▶ Set task
Only the lines from the start of the data to the line containing "8.2, 7.8, 0]", both included, should be output, exactly and without pictures.

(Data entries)
★ ★ ★ ★ ★ ★ ★
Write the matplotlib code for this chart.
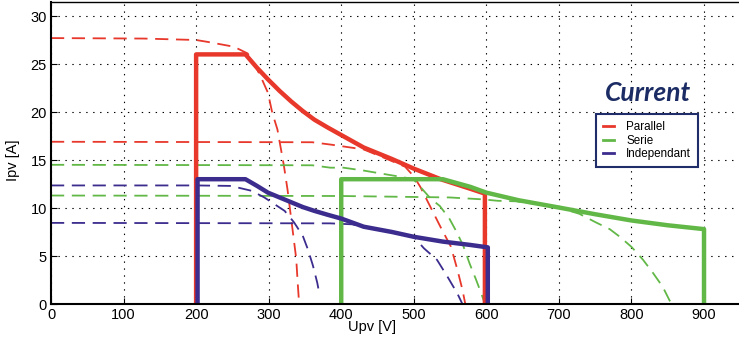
import matplotlib.pyplot as plt

# solid curves (operating trajectories)
par_v = [200, 200, 268, 284, 299, 315, 331, 347, 363, 381, 400, 431, 470, 500, 537, 578, 598, 598]
par_i = [0, 26, 26, 24.6, 23.4, 22.2, 21.1, 20.1, 19.2, 18.4, 17.6, 16.3, 15.1, 14.1, 13.0, 12.0, 11.5, 0]

ser_v = [400, 400, 540, 578, 600, 645, 700, 750, 800, 850, 900, 900]
ser_i = [0, 13, 13, 12.2, 11.6, 10.8, 10.05, 9.35, 8.7, 8.2, 7.8, 0]

ind_v = [202, 202, 268, 284, 299, 315, 331, 347, 363, 381, 400, 431, 470, 500, 540, 578, 602, 602]
ind_i = [0, 13, 13, 12.3, 11.6, 11.1, 10.6, 10.1, 9.7, 9.3, 8.9, 8.05, 7.5, 7.0, 6.5, 6.15, 5.9, 0]

# dashed curves (panel I-V characteristics)
pd1_v = [0, 128, 200, 216, 252, 271, 280, 289, 299, 305, 312, 317, 321, 326, 330, 334, 338, 340, 342]
pd1_i = [27.7, 27.65, 27.5, 27.3, 26.8, 26.1, 25.0, 23.7, 22.0, 19.9, 18.2, 16.1, 14.4, 11.9, 9.5, 7.1, 4.7, 2.2, 0]

pd2_v = [0, 360, 386, 413, 431, 460, 488, 500, 509, 523, 537, 551, 560, 567, 571]
pd2_i = [16.9, 16.85, 16.6, 16.3, 16.1, 15.2, 14.3, 13.3, 12.2, 10.1, 8.0, 6.0, 3.6, 1.5, 0]

gd1_v = [0, 360, 385, 403, 431, 458, 486, 500, 509, 523, 536, 549, 558, 568, 577, 586, 593, 598]
gd1_i = [14.5, 14.45, 14.2, 14.2, 13.9, 13.55, 13.2, 12.95, 12.2, 11.0, 10.2, 8.9, 7.65, 6.1, 4.2, 2.5, 1.1, 0]

gd2_v = [0, 400, 549, 595, 616, 640, 670, 700, 728, 751, 770, 784, 800, 816, 830, 843, 855]
gd2_i = [11.3, 11.25, 11.1, 10.9, 10.75, 10.7, 10.4, 10.05, 9.4, 8.5, 7.8, 7.0, 5.95, 4.6, 3.2, 1.8, 0]

bd1_v = [0, 200, 248, 276, 294, 308, 322, 335, 347, 354, 361, 367, 370]
bd1_i = [12.35, 12.35, 12.3, 11.8, 11.1, 10.4, 9.7, 8.5, 7.1, 5.7, 4.0, 2.2, 1.0]

bd2_v = [0, 385, 415, 431, 470, 500, 514, 532, 546, 560, 567]
bd2_i = [8.45, 8.4, 8.3, 8.0, 7.5, 7.0, 5.8, 4.6, 2.9, 1.1, 0]

labels = ["Parallel", "Serie", "Independant"]
RED = "#e8382b"
GREEN = "#62b847"
BLUE = "#3c2c8e"


def main():
    plt.rcParams["font.family"] = ["Liberation Sans", "DejaVu Sans"]
    plt.rcParams["lines.scale_dashes"] = False

    fig = plt.figure(figsize=(7.39, 3.43), dpi=100)
    ax = fig.add_axes([51 / 739, 39 / 343, 689.3 / 739, 302.4 / 343])

    dash = (0, (9.5, 5.5))
    ax.plot(pd1_v, pd1_i, c=RED, lw=1.3, ls=dash)
    ax.plot(pd2_v, pd2_i, c=RED, lw=1.3, ls=dash)
    ax.plot(gd1_v, gd1_i, c=GREEN, lw=1.3, ls=dash)
    ax.plot(gd2_v, gd2_i, c=GREEN, lw=1.3, ls=dash)
    ax.plot(bd1_v, bd1_i, c=BLUE, lw=1.3, ls=dash)
    ax.plot(bd2_v, bd2_i, c=BLUE, lw=1.3, ls=dash)

    l1, = ax.plot(par_v, par_i, c=RED, lw=3.2)
    l2, = ax.plot(ser_v, ser_i, c=GREEN, lw=3.2)
    l3, = ax.plot(ind_v, ind_i, c=BLUE, lw=3.2)

    ax.set_xlim([0., 950.])
    ax.set_ylim([0., 31.5])
    ax.set_xticks(range(0, 1000, 100))
    ax.set_yticks(range(0, 35, 5))
    ax.tick_params(direction="in", length=4, labelsize=10.5, pad=3)
    ax.grid(color="black", ls=(0, (1, 4)), lw=0.8)
    ax.spines["right"].set_visible(False)
    ax.spines["left"].set_linewidth(1.5)
    ax.spines["bottom"].set_linewidth(1.5)
    ax.spines["top"].set_linewidth(1.0)

    ax.set_xlabel("Upv [V]", size=10.5)
    ax.set_ylabel("Ipv [A]", size=10.5)
    ax.xaxis.set_label_coords(0.466, -0.053)
    ax.yaxis.set_label_coords(-0.045, 0.476)

    leg = ax.legend([l1, l2, l3], labels, fontsize=8.4, loc="upper left",
                    bbox_to_anchor=(595.7 / 739, 1 - 114.3 / 343),
                    bbox_transform=fig.transFigure, fancybox=False,
                    handlelength=1.0, handletextpad=1.0, labelspacing=0.12,
                    borderpad=0.6, borderaxespad=0, framealpha=1)
    leg.get_frame().set_edgecolor("#1f2d6b")
    leg.get_frame().set_linewidth(1.5)
    for h in leg.get_lines():
        h.set_linewidth(2)

    fig.text(648 / 739, 1 - 93 / 343, "Current", ha="center", va="center",
             fontsize=19, fontweight="bold", fontstyle="italic",
             family="Lato", color="#1b2b63")

    fig.savefig("out.png", dpi=100)
    plt.close()


if (__name__ == "__main__"):
    main()
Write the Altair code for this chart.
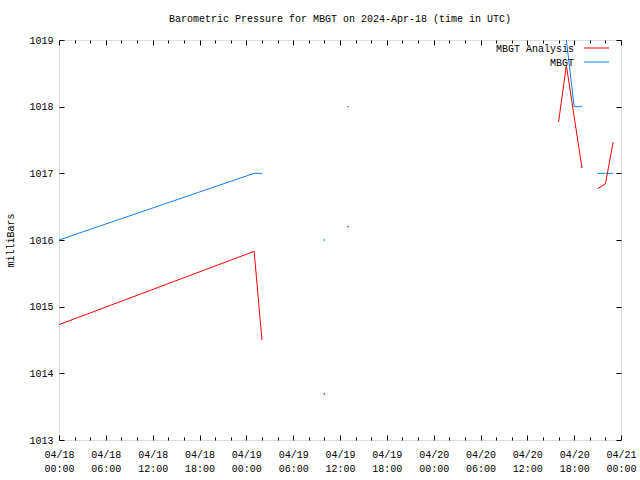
import altair as alt
import pandas as pd

FONT = "Liberation Mono"

series_names = ["MBGT Analysis", "MBGT"]
series_colors = ["#ff0000", "#0c80f0"]

# MBGT Analysis (red)
analysis_time = [
    "2024-04-18T00:00:00Z", "2024-04-19T01:00:00Z", "2024-04-19T02:00:00Z",
    "2024-04-19T10:00:00Z",
    "2024-04-19T13:00:00Z",
    "2024-04-20T16:00:00Z", "2024-04-20T17:00:00Z", "2024-04-20T19:00:00Z",
    "2024-04-20T21:00:00Z", "2024-04-20T22:00:00Z", "2024-04-20T23:00:00Z",
]
analysis_value = [1014.73, 1015.83, 1014.50,
                  1013.69,
                  1016.20,
                  1017.77, 1018.62, 1017.08,
                  1016.77, 1016.84, 1017.47]
analysis_seg = [0, 0, 0, 1, 2, 3, 3, 3, 4, 4, 4]

# MBGT observations (blue)
obs_time = [
    "2024-04-18T00:00:00Z", "2024-04-19T01:00:00Z", "2024-04-19T02:00:00Z",
    "2024-04-19T10:00:00Z",
    "2024-04-19T13:00:00Z",
    "2024-04-20T17:00:00Z", "2024-04-20T18:00:00Z", "2024-04-20T19:00:00Z",
    "2024-04-20T21:00:00Z", "2024-04-20T22:00:00Z", "2024-04-20T23:00:00Z",
]
obs_value = [1016.0, 1017.0, 1017.0,
             1016.0,
             1018.0,
             1019.0, 1018.0, 1018.0,
             1017.0, 1017.0, 1017.0]
obs_seg = [0, 0, 0, 1, 2, 3, 3, 3, 4, 4, 4]

y_ticks = [1013, 1014, 1015, 1016, 1017, 1018, 1019]
x_tick_hours = list(range(0, 73, 2))  # major every 6 h, minor every 2 h
x_ticks = [alt.DateTime(year=2024, month=4, date=18 + h // 24, hours=h % 24, utc=True)
           for h in x_tick_hours]

W, H = 562, 400


def frame(times, values, segs, name):
    df = pd.DataFrame({"time": times, "value": values, "seg": segs, "series": name})
    counts = df.groupby("seg")["seg"].transform("count")
    df["single"] = counts == 1
    return df


df = pd.concat([
    frame(analysis_time, analysis_value, analysis_seg, series_names[0]),
    frame(obs_time, obs_value, obs_seg, series_names[1]),
], ignore_index=True)

x_axis = alt.Axis(
    values=x_ticks, domain=False, ticks=False, grid=True,
    gridColor="black", gridOpacity=1, gridWidth=1,
    gridDash={"condition": {"test": "utchours(datum.value) % 6 == 0", "value": [5, 390, 5]},
              "value": [3, 394, 3]},
    labelExpr="utchours(datum.value) % 6 == 0 ? [utcFormat(datum.value, '%m/%d'), utcFormat(datum.value, '%H:%M')] : ''",
    labelFont=FONT, labelFontSize=10, labelColor="black", labelPadding=9,
    labelLineHeight=14, labelAngle=0, labelFlush=False, labelOverlap=False,
    title=None,
)
y_axis = alt.Axis(
    values=y_ticks, domain=False, ticks=False, grid=True,
    gridColor="black", gridOpacity=1, gridWidth=1, gridDash=[5, 552, 5],
    format="d", labelFont=FONT, labelFontSize=10, labelColor="black",
    labelPadding=6, labelFlush=False,
    title="milliBars", titleFont=FONT, titleFontSize=10, titleFontWeight="normal",
    titleColor="black", titleX=-49, titleY=200, titleAngle=-90,
    titleAlign="center", titleBaseline="middle",
)

color = alt.Color("series:N", scale=alt.Scale(domain=series_names, range=series_colors), legend=None)

base = alt.Chart(df).encode(
    x=alt.X("time:T", scale=alt.Scale(type="utc",
                                      domain=[alt.DateTime(year=2024, month=4, date=18, utc=True),
                                              alt.DateTime(year=2024, month=4, date=21, utc=True)],
                                      nice=False),
            axis=x_axis),
    y=alt.Y("value:Q", scale=alt.Scale(domain=[1013, 1019], nice=False, zero=False), axis=y_axis),
    color=color,
)

lines = base.mark_line(strokeWidth=1, clip=True).encode(detail="seg:N")
dots = base.transform_filter("datum.single").mark_square(size=2, opacity=1, filled=True)

legend_layers = []
for i, (name, col) in enumerate(zip(series_names, series_colors)):
    ld = pd.DataFrame({"label": [name]})
    legend_layers.append(
        alt.Chart(ld).mark_text(align="right", baseline="middle", font=FONT, fontSize=10,
                                color="black").encode(
            text="label:N", x=alt.value(515), y=alt.value(9 + 14 * i))
    )
    legend_layers.append(
        alt.Chart(ld).mark_rule(color=col, strokeWidth=1).encode(
            x=alt.value(525), x2=alt.value(550), y=alt.value(8 + 14 * i))
    )

chart = alt.layer(lines, dots, *legend_layers).properties(
    width=W, height=H,
    title=alt.TitleParams("Barometric Pressure for MBGT on 2024-Apr-18 (time in UTC)",
                          font=FONT, fontSize=10, fontWeight="normal", anchor="middle",
                          color="black", offset=11),
    autosize=alt.AutoSizeParams(type="none"),
    padding={"left": 59, "top": 40, "right": 19, "bottom": 40},
).configure_view(stroke="black", strokeWidth=1).configure(background="white")

chart.save("out.html", embed_options={"renderer": "svg", "actions": False})
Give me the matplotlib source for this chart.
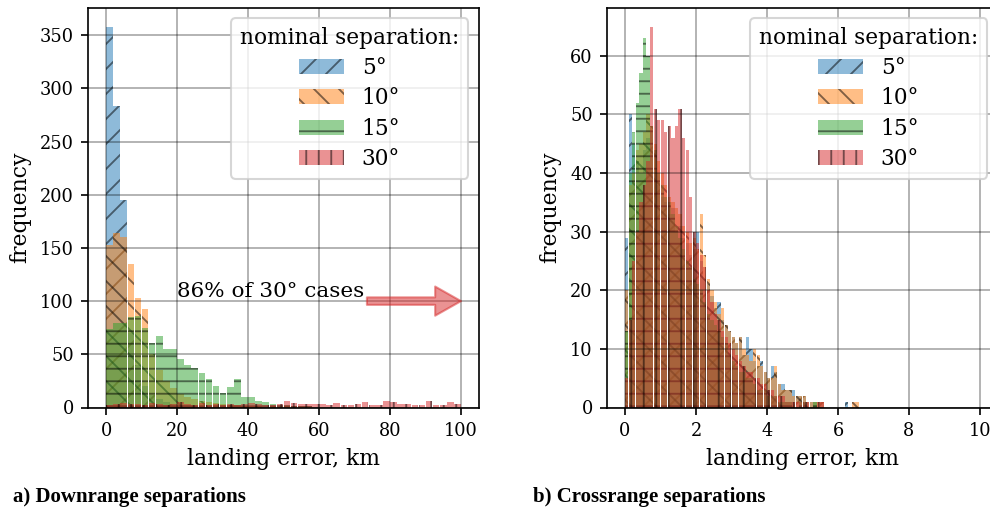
★ ★ ★ ★ ★ ★ ★
▶ Response
Write the matplotlib code for this chart.
import matplotlib.pyplot as plt

# solid curves (operating trajectories)
par_v = [200, 200, 268, 284, 299, 315, 331, 347, 363, 381, 400, 431, 470, 500, 537, 578, 598, 598]
par_i = [0, 26, 26, 24.6, 23.4, 22.2, 21.1, 20.1, 19.2, 18.4, 17.6, 16.3, 15.1, 14.1, 13.0, 12.0, 11.5, 0]

ser_v = [400, 400, 540, 578, 600, 645, 700, 750, 800, 850, 900, 900]
ser_i = [0, 13, 13, 12.2, 11.6, 10.8, 10.05, 9.35, 8.7, 8.2, 7.8, 0]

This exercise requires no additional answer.